Adobe make sure their employees know, adhere to and embrace their core company values, which in turn transcends down to their customers. Adobe focus on honesty, innovation and community involvement. Adobe provide staff with a huge amount of opportunities to be innovative and they encourage their staff to explore new ideas with the room to allow for failure.


Bluecore

Bluecore is a retail marketing platform which uses AI tech to help companies improve their campaign performance. Bluecore connects real time product and consumer data. Recently, Bluecore conducted an employee survey measuring rewards, innovation, culture, management and leadership. The results indicated that 96% of employees rated Bluecore a great place to work.

Why?

“At Bluecore, we are deeply proud of our culture and our people just as much as our cutting-edge retail marketing technology,” - Laura Cooper (Senior VP of People)
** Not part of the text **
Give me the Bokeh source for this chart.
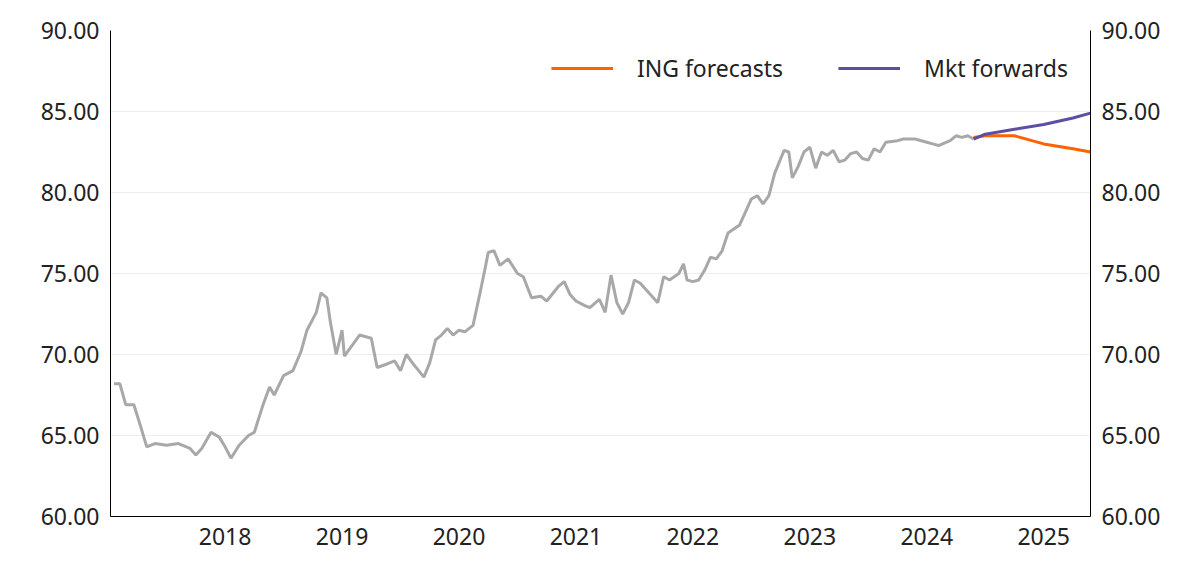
from bokeh.plotting import figure
from bokeh.models import LinearAxis, Range1d, FixedTicker, Legend, LegendItem, CustomJSTickFormatter
from bokeh.embed import file_html
from bokeh.resources import INLINE

hist_x = [2017.05,2017.1,2017.15,2017.22,2017.28,2017.33,2017.4,2017.5,2017.6,2017.7,2017.75,2017.8,2017.88,2017.95,
2018.0,2018.05,2018.12,2018.2,2018.25,2018.32,2018.38,2018.42,2018.5,2018.58,2018.65,2018.7,2018.78,2018.82,2018.87,2018.9,2018.95,
2019.0,2019.02,2019.08,2019.15,2019.25,2019.3,2019.38,2019.45,2019.5,2019.55,2019.6,2019.7,2019.75,2019.8,2019.85,2019.9,2019.95,
2020.0,2020.05,2020.12,2020.18,2020.22,2020.25,2020.3,2020.35,2020.42,2020.5,2020.55,2020.62,2020.7,2020.75,2020.85,2020.9,2020.95,
2021.0,2021.08,2021.12,2021.2,2021.25,2021.3,2021.35,2021.4,2021.45,2021.5,2021.55,2021.65,2021.7,2021.75,2021.8,2021.88,2021.92,2021.95,
2022.0,2022.05,2022.1,2022.15,2022.2,2022.25,2022.3,2022.4,2022.45,2022.5,2022.55,2022.6,2022.65,2022.7,2022.78,2022.82,2022.85,2022.9,2022.95,
2023.0,2023.05,2023.1,2023.15,2023.2,2023.25,2023.3,2023.35,2023.4,2023.45,2023.5,2023.55,2023.6,2023.65,2023.75,2023.8,2023.9,
2024.0,2024.05,2024.1,2024.2,2024.25,2024.3,2024.35,2024.4]
hist_y = [68.2,68.2,66.9,66.9,65.5,64.3,64.5,64.4,64.5,64.2,63.8,64.2,65.2,64.9,
64.3,63.6,64.4,65.0,65.2,66.8,68.0,67.5,68.7,69.0,70.2,71.5,72.6,73.8,73.5,72.0,70.0,
71.5,69.9,70.5,71.2,71.0,69.2,69.4,69.6,69.0,70.0,69.5,68.6,69.5,70.9,71.2,71.6,71.2,
71.5,71.4,71.8,73.8,75.2,76.3,76.4,75.5,75.9,75.0,74.8,73.5,73.6,73.3,74.2,74.5,73.7,
73.3,73.0,72.9,73.4,72.6,74.9,73.2,72.5,73.2,74.6,74.4,73.6,73.2,74.8,74.6,75.0,75.6,74.6,
74.5,74.6,75.2,76.0,75.9,76.4,77.5,78.0,78.8,79.6,79.8,79.3,79.8,81.2,82.6,82.5,80.9,81.6,82.5,
82.8,81.5,82.5,82.3,82.6,81.9,82.0,82.4,82.5,82.1,82.0,82.7,82.5,83.1,83.2,83.3,83.3,
83.1,83.0,82.9,83.2,83.5,83.4,83.5,83.3]
ing_x = [2024.4,2024.5,2024.75,2025.0,2025.25,2025.4]
ing_y = [83.4,83.5,83.5,83.0,82.7,82.5]
fwd_x = [2024.4,2024.5,2024.75,2025.0,2025.25,2025.4]
fwd_y = [83.3,83.6,83.9,84.2,84.6,84.9]
years = [2018,2019,2020,2021,2022,2023,2024,2025]
yticks = [60,65,70,75,80,85,90]

FONT = "Noto Sans"
p = figure(width=1184, height=566, output_backend="svg", toolbar_location=None,
           x_range=Range1d(2017.02, 2025.4), y_range=Range1d(60, 90),
           min_border_left=110, min_border_right=94, min_border_top=30, min_border_bottom=50)
p.outline_line_color = None
p.xgrid.grid_line_color = None
p.ygrid.grid_line_color = "#eeeeee"
p.ygrid.ticker = FixedTicker(ticks=yticks)

fmt = CustomJSTickFormatter(code="return tick.toFixed(2);")
p.yaxis[0].ticker = FixedTicker(ticks=yticks)
p.yaxis[0].formatter = fmt
ra = LinearAxis(ticker=FixedTicker(ticks=yticks), formatter=fmt)
p.add_layout(ra, "right")
for ax in [p.yaxis[0], ra, p.xaxis[0]]:
    ax.major_label_text_font = FONT
    ax.major_label_text_font_size = "23px"
    ax.major_label_text_color = "#222222"
    ax.axis_line_color = "#000000"
    ax.major_tick_line_color = None
    ax.minor_tick_line_color = None
p.xaxis[0].ticker = FixedTicker(ticks=years)
p.xaxis[0].formatter = CustomJSTickFormatter(code="return tick.toFixed(0);")

p.line(hist_x, hist_y, line_color="#a8a8a8", line_width=3)
r1 = p.line(ing_x, ing_y, line_color="#ff6200", line_width=3)
r2 = p.line(fwd_x, fwd_y, line_color="#5a4fa0", line_width=3)

leg = Legend(items=[LegendItem(label="ING forecasts", renderers=[r1]),
                    LegendItem(label="Mkt forwards", renderers=[r2])],
             orientation="horizontal", location="top_right",
             label_text_font=FONT, label_text_font_size="23px", label_text_color="#222222",
             border_line_color=None, background_fill_alpha=0,
             glyph_width=62, spacing=55, margin=22, label_standoff=24)
p.add_layout(leg)

open("out.html", "w").write(file_html(p, INLINE))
There is a heavy focus on employee development at Bluecore with senior leaders offering career guidance and coaching to employees. Further, at Bluecore there is an explicit link between customer and employee satisfaction. They make it very clear that they are focused on improving both the employee and customer experience believing that they operate hand in hand.


So, what have we learned? Well we definitely know that culture is important. But what is shown above is culture can be built in different ways. Transparency, integrity and development are all independent methods and examples of building company culture. Think about what your core values are and try and build a culture that works for you.